I've been thinking about ad creatives from a demand gen perspective, and I've come to see hooks as something far more fundamental than copywriting gimmicks.
A lot of the chatter treats hooks as templates:
- "Use this opening line"
- "This format lifts CTR"
- "This angle grabs attention"
But that misses the real mechanism. Hooks are about dissolving a specific psychological resistance that sits between the prospect and the next action.
And the resistance profile changes completely depending on the product.
Take enterprise SaaS. A security tool has a trust problem - people assume it's snake oil, that it won't integrate, that the ROI is fabricated.

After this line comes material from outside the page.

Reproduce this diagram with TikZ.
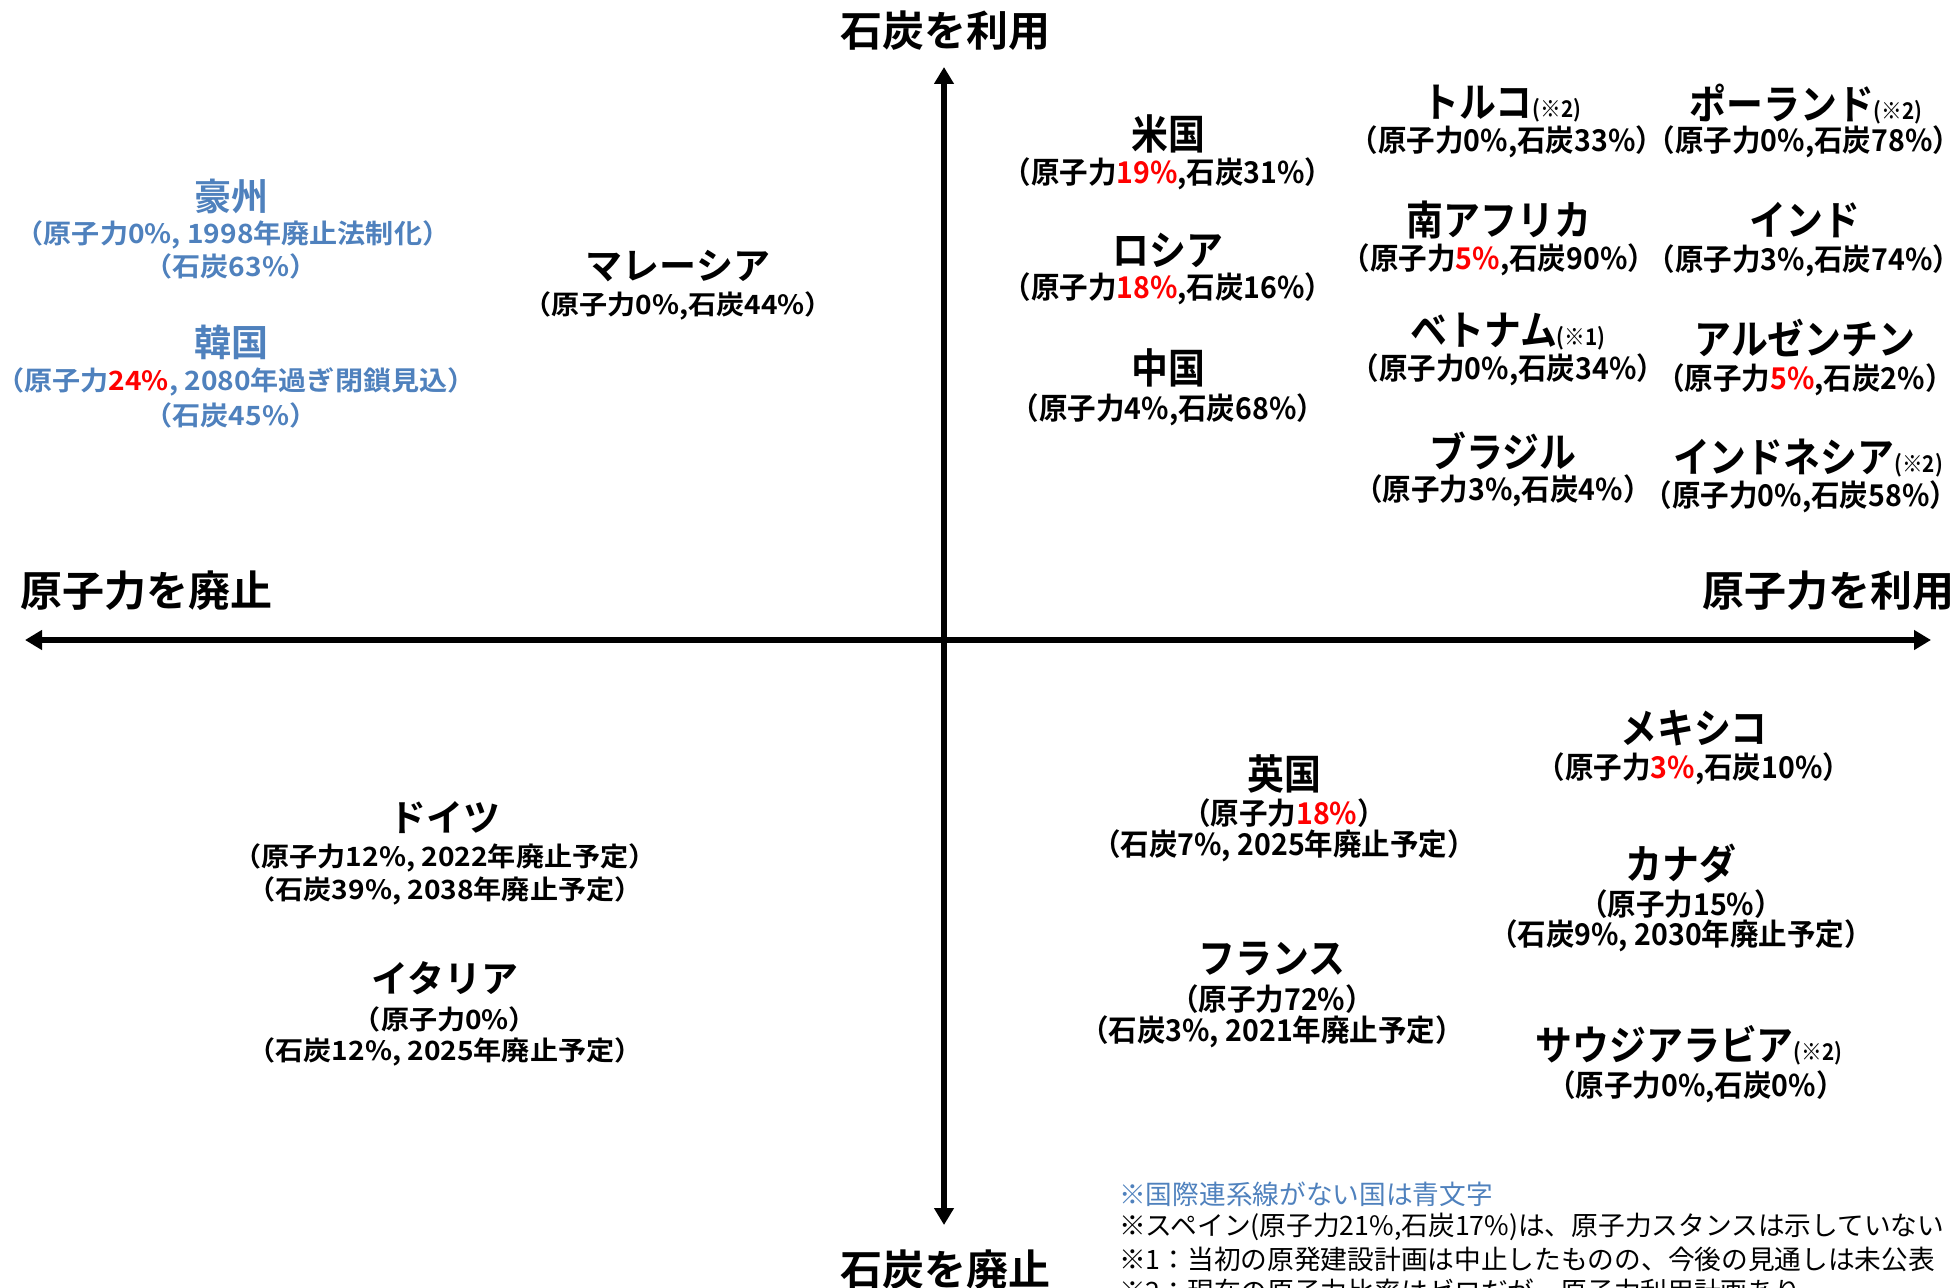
\documentclass[tikz,border=0pt]{standalone}
\usepackage{fontspec}
\usetikzlibrary{arrows.meta}
\setmainfont{Noto Sans CJK JP}[BoldFont={* Bold}]
\newfontfamily\jpc{Noto Sans CJK JP}[FakeStretch=0.9,BoldFont={* Bold}]
\newfontfamily\jpcs{Noto Sans CJK JP}[FakeStretch=0.95,BoldFont={* Bold}]
\newfontfamily\jpw{Noto Sans CJK JP}[FakeStretch=1.06,BoldFont={* Bold}]
\definecolor{ablue}{HTML}{4F81BD}
\definecolor{pred}{HTML}{FF0000}
\newcommand\notemk[1]{{\fontsize{23}{23}\selectfont(※#1)}}
\newcommand\rd[1]{\textcolor{pred}{#1}}
\tikzset{
  lbl/.style={inner sep=0pt, font=\bfseries\fontsize{42}{42}\selectfont},
  wname/.style={inner sep=0pt, font=\bfseries\fontsize{37}{37}\selectfont},
  wsub/.style={inner sep=0pt, font=\jpw\bfseries\fontsize{26.5}{26.5}\selectfont},
  cname/.style={inner sep=0pt, font=\jpc\bfseries\fontsize{41}{41}\selectfont},
  csub/.style={inner sep=0pt, font=\jpcs\bfseries\fontsize{30}{30}\selectfont},
  note/.style={inner sep=0pt, anchor=west, font=\fontsize{26.7}{26.7}\selectfont},
  ax/.style={line width=5.5pt, {Triangle[length=17pt,width=19pt]}-{Triangle[length=17pt,width=19pt]}},
}
\begin{document}
\begin{tikzpicture}[x=1pt,y=-1pt]
\useasboundingbox (0,0) rectangle (1958,1287);
% axes
\coordinate (axL) at (25,640);
\coordinate (axR) at (1931,640);
\coordinate (axT) at (944,67);
\coordinate (axB) at (944,1225);
\draw[ax] (axL) -- (axR);
\draw[ax] (axB) -- (axT);
\node[lbl] (top) at (945,31) {石炭を利用};
\node[lbl] (bot) at (945,1270) {石炭を廃止};
\node[lbl, anchor=west] (left) at (20,591) {原子力を廃止};
\node[lbl, anchor=east] (right) at (1955,591) {原子力を利用};
% upper left (blue)
\node[wname, text=ablue] (au) at (231,196) {豪州};
\node[wsub, text=ablue] (au1) at (233,235) {（原子力0\%, 1998年廃止法制化）};
\node[wsub, text=ablue] (au2) at (231,266) {（石炭63\%）};
\node[wname, text=ablue] (kr) at (231,342) {韓国};
\node[wsub, text=ablue] (kr1) at (236,382) {（原子力\rd{24\%}, 2080年過ぎ閉鎖見込）};
\node[wsub, text=ablue] (kr2) at (231,415) {（石炭45\%）};
\node[wname] (my) at (678,266) {マレーシア};
\node[wsub] (my1) at (678,306) {（原子力0\%,石炭44\%）};
% upper right
\node[cname] (us) at (1168,134) {米国};
\node[csub] (us1) at (1168,174) {（原子力\rd{19\%},石炭31\%）};
\node[cname] (ru) at (1168,250) {ロシア};
\node[csub] (ru1) at (1168,289) {（原子力\rd{18\%},石炭16\%）};
\node[cname] (cn) at (1168,368) {中国};
\node[csub] (cn1) at (1168,410) {（原子力4\%,石炭68\%）};
\node[cname] (tr) at (1502,104) {トルコ\notemk{2}};
\node[csub] (tr1) at (1507,142) {（原子力0\%,石炭33\%）};
\node[cname] (pl) at (1806,104) {ポーランド\notemk{2}};
\node[csub] (pl1) at (1804,142) {（原子力0\%,石炭78\%）};
\node[cname] (za) at (1499,220) {南アフリカ};
\node[csub] (za1) at (1499,260) {（原子力\rd{5\%},石炭90\%）};
\node[cname] (in) at (1805,220) {インド};
\node[csub] (in1) at (1804,261) {（原子力3\%,石炭74\%）};
\node[cname] (vn) at (1508,332) {ベトナム\notemk{1}};
\node[csub] (vn1) at (1508,370) {（原子力0\%,石炭34\%）};
\node[cname] (ar) at (1805,338) {アルゼンチン};
\node[csub] (ar1) at (1805,380) {（原子力\rd{5\%},石炭2\%）};
\node[cname] (br) at (1503,451) {ブラジル};
\node[csub] (br1) at (1503,491) {（原子力3\%,石炭4\%）};
\node[cname] (id) at (1808,458) {インドネシア\notemk{2}};
\node[csub] (id1) at (1801,497) {（原子力0\%,石炭58\%）};
% lower left
\node[wname] (de) at (445,818) {ドイツ};
\node[wsub] (de1) at (445,858) {（原子力12\%, 2022年廃止予定）};
\node[wsub] (de2) at (445,891) {（石炭39\%, 2038年廃止予定）};
\node[wname] (it) at (445,978) {イタリア};
\node[wsub] (it1) at (445,1019) {（原子力0\%）};
\node[wsub] (it2) at (445,1052) {（石炭12\%, 2025年廃止予定）};
% lower right
\node[cname] (uk) at (1284,774) {英国};
\node[csub] (uk1) at (1284,813) {（原子力\rd{18\%}）};
\node[csub] (uk2) at (1284,846) {（石炭7\%, 2025年廃止予定）};
\node[cname] (fr) at (1272,959) {フランス};
\node[csub] (fr1) at (1272,999) {（原子力72\%）};
\node[csub] (fr2) at (1272,1032) {（石炭3\%, 2021年廃止予定）};
\node[cname] (mx) at (1694,728) {メキシコ};
\node[csub] (mx1) at (1694,769) {（原子力\rd{3\%},石炭10\%）};
\node[cname] (ca) at (1681,864) {カナダ};
\node[csub] (ca1) at (1681,904) {（原子力15\%）};
\node[csub] (ca2) at (1681,936) {（石炭9\%, 2030年廃止予定）};
\node[cname] (sa) at (1689,1045) {サウジアラビア\notemk{2}};
\node[csub] (sa1) at (1696,1087) {（原子力0\%,石炭0\%）};
% notes
\node[note, text=ablue] (n1) at (1119,1194) {※国際連系線がない国は青文字};
\node[note] (n2) at (1119,1227) {※スペイン(原子力21\%,石炭17\%)は、原子力スタンスは示していない};
\node[note] (n3) at (1119,1259) {※1：当初の原発建設計画は中止したものの、今後の見通しは未公表};
\node[note] (n4) at (1119,1291) {※2：現在の原子力比率はゼロだが、原子力利用計画あり};
\end{tikzpicture}
\end{document}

So hooks that work are:
- CISO testimonial
- SOC 2 compliance mention
- raw case study footage
- "we were sceptical too" narrative
A developer tool, on the other hand, doesn't need trust as the primary barrier. It needs immediate utility demonstration. Visual hooks work better - a terminal output, a side-by-side diff, a loading spinner vanishing.
Then there's AI SaaS for B2B. That's a beast because it combines:
- high scepticism (everyone claims AI)
- low visual appeal (it's a text interface)
- high history of failed attempts (previous tools that didn't deliver)
- market education gap (people don't know what it does)
That's why flashy video ads fail for these tools. The winning angles are almost always:
- "I tried everything, this finally worked"
- workflow replacement showing time saved
- founder walking through the problem
- "why nobody told me about this"
- comparison against legacy processes
- frustration-driven narratives
I've started mapping this as a decision tree:
Product characteristics
→ psychological resistance
→ marketing strategy
→ angle
→ hook
→ visual language
→ script
Not the typical:
Product
→ random video generation
That's why I believe the real competitive advantage in AI advertising won't be the video generation itself - it'll be the layer that decides how to sell. What resistance exists? What emotional trigger actually fits? Should this ad educate, prove, shock, or build trust? Should it feel native, authoritative, emotional, or founder-led?
That's the harder problem, and most brands spend all their time on the wrong end of the chain.